(WHAT NEEDS TO BE DONE) Scan the records below for the line with "Convert this chart to Plotly code." and the line with "import plotly.graph_objects as go", and retype that range exactly, both ends included, pictures excepted.

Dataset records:
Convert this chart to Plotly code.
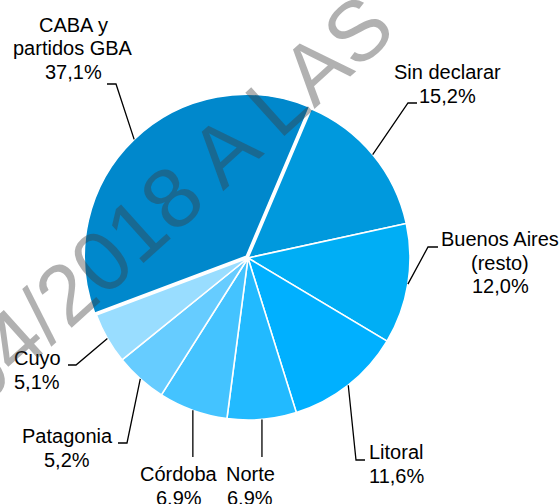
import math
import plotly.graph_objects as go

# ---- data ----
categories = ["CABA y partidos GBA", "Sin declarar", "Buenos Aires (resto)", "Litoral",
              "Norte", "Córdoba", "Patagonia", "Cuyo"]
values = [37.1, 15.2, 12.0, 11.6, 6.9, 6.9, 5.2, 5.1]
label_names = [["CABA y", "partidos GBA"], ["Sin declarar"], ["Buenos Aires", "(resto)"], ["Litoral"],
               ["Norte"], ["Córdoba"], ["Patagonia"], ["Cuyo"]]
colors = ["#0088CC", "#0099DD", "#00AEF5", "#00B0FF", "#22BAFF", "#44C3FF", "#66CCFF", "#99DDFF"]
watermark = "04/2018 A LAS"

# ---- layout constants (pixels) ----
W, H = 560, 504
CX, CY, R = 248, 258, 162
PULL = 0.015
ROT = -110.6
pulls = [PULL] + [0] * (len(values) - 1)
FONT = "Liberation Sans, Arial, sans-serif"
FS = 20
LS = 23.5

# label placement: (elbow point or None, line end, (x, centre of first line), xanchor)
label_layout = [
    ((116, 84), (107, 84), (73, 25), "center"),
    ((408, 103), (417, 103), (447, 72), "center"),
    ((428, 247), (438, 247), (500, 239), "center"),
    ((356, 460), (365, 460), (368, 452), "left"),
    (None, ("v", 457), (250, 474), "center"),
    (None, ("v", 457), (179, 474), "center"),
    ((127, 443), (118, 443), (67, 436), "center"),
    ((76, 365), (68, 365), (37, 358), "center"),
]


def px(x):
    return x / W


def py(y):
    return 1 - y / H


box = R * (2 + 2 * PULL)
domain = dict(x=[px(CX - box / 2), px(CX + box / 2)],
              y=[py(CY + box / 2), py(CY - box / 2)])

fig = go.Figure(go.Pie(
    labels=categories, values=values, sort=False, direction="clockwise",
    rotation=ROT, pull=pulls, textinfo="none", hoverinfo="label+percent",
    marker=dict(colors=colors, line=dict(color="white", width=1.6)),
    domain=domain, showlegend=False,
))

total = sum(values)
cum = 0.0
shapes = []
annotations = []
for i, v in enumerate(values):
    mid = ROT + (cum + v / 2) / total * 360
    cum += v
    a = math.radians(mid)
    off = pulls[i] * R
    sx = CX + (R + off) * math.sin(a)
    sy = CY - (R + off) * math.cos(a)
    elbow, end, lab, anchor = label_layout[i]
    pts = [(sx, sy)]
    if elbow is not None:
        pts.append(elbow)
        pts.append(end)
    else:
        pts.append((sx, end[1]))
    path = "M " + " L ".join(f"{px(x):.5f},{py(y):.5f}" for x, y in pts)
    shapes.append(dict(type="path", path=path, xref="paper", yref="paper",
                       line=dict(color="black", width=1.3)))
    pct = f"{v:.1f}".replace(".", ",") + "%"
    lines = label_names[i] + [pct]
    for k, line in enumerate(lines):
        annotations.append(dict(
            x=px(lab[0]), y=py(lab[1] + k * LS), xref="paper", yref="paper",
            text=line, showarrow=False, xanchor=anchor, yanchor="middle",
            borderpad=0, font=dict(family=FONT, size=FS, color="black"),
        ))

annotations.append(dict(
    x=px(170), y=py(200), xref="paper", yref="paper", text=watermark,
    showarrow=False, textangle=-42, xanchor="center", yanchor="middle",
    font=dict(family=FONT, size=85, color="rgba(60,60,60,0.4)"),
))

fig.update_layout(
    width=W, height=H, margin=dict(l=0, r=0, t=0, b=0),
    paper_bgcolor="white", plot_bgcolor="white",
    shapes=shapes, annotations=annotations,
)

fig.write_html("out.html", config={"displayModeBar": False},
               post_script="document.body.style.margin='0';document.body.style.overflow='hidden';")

--

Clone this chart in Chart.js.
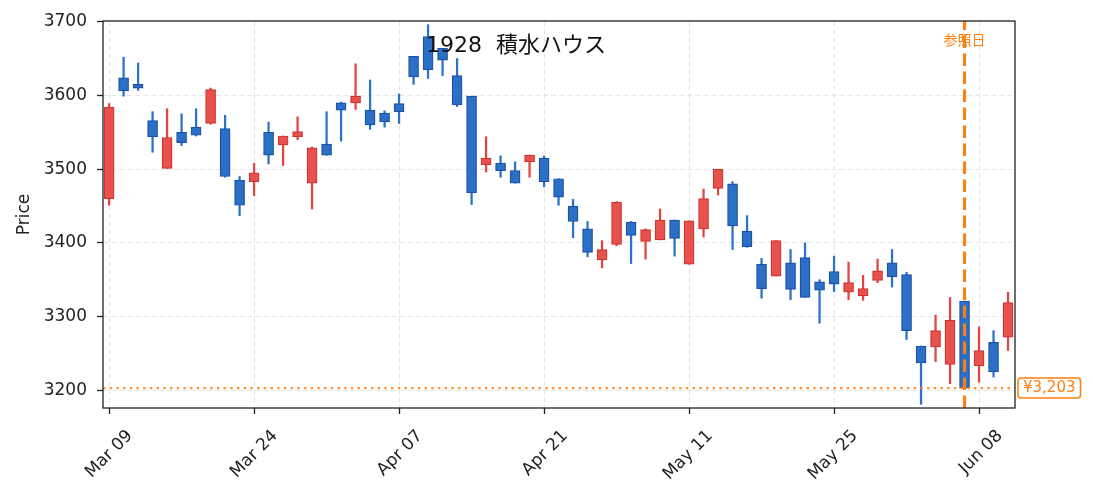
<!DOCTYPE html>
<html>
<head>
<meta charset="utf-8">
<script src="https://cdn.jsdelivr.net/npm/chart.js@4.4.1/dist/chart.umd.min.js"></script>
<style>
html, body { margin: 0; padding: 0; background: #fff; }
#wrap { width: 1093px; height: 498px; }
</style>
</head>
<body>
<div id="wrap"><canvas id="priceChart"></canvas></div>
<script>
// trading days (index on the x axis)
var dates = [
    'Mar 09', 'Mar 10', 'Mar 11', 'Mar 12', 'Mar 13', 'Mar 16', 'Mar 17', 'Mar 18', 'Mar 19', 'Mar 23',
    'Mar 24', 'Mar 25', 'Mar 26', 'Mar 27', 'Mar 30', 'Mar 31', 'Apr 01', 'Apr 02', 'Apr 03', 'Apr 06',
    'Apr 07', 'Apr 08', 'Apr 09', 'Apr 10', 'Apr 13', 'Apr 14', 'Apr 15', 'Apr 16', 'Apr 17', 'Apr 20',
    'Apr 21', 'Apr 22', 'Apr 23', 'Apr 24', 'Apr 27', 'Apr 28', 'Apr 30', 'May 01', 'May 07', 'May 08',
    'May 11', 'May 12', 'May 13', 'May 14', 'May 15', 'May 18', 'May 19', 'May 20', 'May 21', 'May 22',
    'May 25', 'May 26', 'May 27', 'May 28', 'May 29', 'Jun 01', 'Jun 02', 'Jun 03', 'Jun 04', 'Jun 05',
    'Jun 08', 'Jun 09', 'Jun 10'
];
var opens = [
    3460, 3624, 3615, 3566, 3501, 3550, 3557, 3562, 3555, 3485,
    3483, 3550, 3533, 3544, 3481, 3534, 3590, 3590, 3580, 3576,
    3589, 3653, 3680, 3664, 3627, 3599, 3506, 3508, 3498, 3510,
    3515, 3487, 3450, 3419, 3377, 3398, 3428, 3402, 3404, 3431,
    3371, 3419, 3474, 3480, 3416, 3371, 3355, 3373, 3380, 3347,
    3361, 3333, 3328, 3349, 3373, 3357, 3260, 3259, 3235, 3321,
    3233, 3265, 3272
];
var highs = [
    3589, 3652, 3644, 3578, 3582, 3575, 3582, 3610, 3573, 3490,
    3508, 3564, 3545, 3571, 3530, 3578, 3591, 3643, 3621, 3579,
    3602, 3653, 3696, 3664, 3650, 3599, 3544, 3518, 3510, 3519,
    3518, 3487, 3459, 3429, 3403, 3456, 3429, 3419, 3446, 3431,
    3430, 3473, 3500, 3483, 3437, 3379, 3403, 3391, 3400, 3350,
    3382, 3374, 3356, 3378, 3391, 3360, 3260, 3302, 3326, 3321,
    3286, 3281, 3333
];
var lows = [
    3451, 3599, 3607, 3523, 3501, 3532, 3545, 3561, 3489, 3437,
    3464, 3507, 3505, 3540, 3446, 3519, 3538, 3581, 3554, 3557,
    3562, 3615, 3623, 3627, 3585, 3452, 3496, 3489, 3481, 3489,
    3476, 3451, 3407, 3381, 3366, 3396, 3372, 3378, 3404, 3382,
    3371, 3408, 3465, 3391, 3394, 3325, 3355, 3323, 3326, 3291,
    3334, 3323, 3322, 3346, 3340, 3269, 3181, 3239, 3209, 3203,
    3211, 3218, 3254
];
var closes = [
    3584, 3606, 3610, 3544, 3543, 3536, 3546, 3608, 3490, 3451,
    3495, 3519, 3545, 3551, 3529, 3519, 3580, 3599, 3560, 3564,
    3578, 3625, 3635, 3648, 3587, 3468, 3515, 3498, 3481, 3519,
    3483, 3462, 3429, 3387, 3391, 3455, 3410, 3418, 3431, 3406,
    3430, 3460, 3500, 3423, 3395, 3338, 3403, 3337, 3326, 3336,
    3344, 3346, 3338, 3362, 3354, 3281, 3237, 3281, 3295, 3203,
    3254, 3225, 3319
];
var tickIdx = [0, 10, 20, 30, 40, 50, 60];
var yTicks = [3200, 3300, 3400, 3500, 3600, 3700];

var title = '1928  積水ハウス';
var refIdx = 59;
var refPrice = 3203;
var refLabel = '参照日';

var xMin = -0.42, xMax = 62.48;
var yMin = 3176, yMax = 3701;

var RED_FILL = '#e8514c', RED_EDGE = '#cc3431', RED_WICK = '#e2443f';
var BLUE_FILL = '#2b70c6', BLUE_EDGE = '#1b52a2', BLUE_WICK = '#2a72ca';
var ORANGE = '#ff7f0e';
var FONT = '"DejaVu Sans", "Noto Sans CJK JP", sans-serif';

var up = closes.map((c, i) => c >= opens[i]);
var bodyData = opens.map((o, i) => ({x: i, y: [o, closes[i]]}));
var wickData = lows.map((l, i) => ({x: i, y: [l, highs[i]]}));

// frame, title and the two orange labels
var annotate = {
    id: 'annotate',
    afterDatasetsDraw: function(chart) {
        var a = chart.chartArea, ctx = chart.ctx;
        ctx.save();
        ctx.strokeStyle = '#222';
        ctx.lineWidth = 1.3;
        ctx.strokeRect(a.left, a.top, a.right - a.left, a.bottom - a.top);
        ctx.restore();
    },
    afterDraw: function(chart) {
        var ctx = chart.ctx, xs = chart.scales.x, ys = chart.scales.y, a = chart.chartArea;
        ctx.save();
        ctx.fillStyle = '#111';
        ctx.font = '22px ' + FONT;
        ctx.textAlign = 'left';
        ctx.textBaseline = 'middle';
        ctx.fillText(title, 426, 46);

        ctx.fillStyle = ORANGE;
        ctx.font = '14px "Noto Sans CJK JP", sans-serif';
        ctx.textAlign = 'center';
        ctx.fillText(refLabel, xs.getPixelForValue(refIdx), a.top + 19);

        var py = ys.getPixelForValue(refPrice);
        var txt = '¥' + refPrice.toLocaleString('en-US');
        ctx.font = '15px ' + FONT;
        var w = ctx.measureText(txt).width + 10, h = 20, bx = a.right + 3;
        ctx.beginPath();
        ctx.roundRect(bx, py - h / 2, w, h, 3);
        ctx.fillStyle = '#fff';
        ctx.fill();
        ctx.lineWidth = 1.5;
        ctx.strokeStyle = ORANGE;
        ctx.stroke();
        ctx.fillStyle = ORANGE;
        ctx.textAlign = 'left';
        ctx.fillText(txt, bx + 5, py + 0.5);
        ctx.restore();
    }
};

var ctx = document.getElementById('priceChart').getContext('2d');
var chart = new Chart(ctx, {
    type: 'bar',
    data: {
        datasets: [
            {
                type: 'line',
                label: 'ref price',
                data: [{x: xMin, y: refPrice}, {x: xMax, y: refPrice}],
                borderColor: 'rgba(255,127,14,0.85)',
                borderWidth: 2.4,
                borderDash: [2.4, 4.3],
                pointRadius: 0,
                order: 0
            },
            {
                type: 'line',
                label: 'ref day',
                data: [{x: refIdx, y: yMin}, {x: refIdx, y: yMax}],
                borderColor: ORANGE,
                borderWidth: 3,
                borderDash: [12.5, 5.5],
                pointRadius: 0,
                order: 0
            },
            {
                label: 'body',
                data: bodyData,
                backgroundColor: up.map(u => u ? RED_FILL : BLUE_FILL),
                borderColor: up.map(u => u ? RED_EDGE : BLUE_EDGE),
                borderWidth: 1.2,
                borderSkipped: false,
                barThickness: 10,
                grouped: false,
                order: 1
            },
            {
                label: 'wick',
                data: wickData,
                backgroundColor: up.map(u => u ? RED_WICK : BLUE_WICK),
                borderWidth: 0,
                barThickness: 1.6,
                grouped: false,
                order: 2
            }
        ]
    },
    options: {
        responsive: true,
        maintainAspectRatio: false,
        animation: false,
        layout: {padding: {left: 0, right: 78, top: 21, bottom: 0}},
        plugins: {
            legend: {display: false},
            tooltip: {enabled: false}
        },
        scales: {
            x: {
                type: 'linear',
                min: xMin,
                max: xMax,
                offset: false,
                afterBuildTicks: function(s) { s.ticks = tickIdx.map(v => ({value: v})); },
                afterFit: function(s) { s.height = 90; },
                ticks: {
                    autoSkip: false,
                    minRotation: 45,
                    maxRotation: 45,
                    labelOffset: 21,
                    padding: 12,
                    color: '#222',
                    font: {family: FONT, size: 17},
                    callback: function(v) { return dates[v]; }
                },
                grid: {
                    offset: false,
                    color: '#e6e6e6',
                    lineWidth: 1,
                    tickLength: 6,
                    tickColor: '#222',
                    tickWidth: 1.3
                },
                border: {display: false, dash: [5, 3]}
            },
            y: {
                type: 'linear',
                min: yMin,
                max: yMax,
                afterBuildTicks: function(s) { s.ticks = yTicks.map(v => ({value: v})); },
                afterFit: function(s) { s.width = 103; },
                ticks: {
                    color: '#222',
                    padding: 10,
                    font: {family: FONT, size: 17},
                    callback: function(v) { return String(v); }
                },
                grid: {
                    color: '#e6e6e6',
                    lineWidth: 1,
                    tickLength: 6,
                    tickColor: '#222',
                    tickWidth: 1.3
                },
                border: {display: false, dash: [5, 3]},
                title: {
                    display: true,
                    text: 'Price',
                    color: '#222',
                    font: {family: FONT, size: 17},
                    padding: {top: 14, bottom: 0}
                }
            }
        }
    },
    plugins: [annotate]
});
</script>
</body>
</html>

--

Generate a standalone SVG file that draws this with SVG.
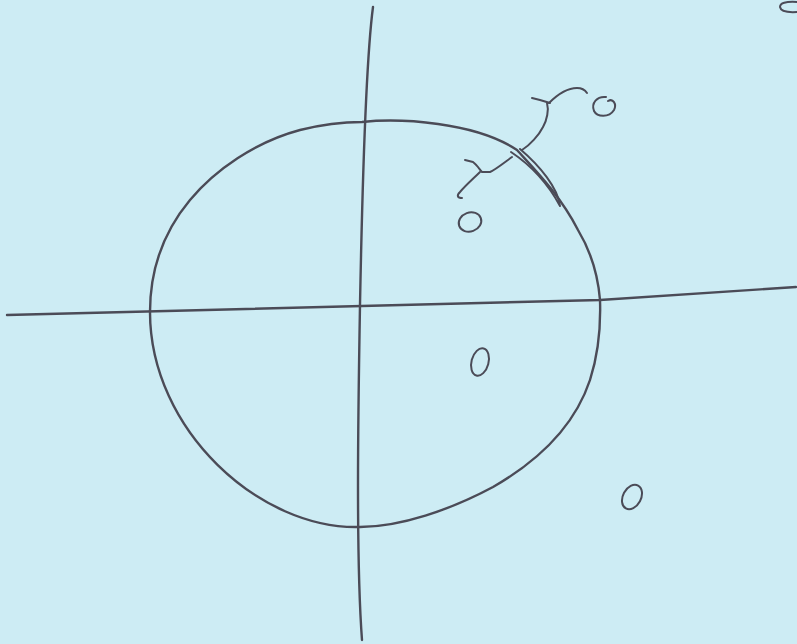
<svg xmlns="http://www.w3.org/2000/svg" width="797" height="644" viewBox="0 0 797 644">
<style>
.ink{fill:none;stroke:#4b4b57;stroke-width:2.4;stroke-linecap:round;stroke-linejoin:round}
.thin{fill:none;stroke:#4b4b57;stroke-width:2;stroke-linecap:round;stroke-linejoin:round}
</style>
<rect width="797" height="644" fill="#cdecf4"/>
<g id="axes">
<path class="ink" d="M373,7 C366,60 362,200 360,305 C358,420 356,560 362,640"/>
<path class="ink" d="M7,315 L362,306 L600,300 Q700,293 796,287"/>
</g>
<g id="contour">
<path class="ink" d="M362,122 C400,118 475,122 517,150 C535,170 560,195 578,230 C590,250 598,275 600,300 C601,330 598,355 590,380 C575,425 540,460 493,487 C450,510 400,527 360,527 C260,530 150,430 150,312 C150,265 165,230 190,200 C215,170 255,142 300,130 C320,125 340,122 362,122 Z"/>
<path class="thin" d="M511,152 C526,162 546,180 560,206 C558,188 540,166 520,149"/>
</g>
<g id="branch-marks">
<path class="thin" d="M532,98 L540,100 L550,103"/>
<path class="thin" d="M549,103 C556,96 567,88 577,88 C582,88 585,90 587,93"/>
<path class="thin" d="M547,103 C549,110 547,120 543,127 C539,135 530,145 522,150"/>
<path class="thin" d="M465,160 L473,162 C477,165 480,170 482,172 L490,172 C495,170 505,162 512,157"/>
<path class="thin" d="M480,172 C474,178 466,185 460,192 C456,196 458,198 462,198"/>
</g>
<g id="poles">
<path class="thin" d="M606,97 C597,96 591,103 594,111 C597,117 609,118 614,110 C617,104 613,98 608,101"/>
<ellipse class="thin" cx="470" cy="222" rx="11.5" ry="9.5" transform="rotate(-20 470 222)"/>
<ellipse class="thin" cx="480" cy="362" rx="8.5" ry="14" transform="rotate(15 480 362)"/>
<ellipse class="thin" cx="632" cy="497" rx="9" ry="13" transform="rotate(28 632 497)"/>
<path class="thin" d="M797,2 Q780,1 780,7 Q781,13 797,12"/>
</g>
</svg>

(FULL OUTPUT)
Convert this chart to Plotly code.
import math
import plotly.graph_objects as go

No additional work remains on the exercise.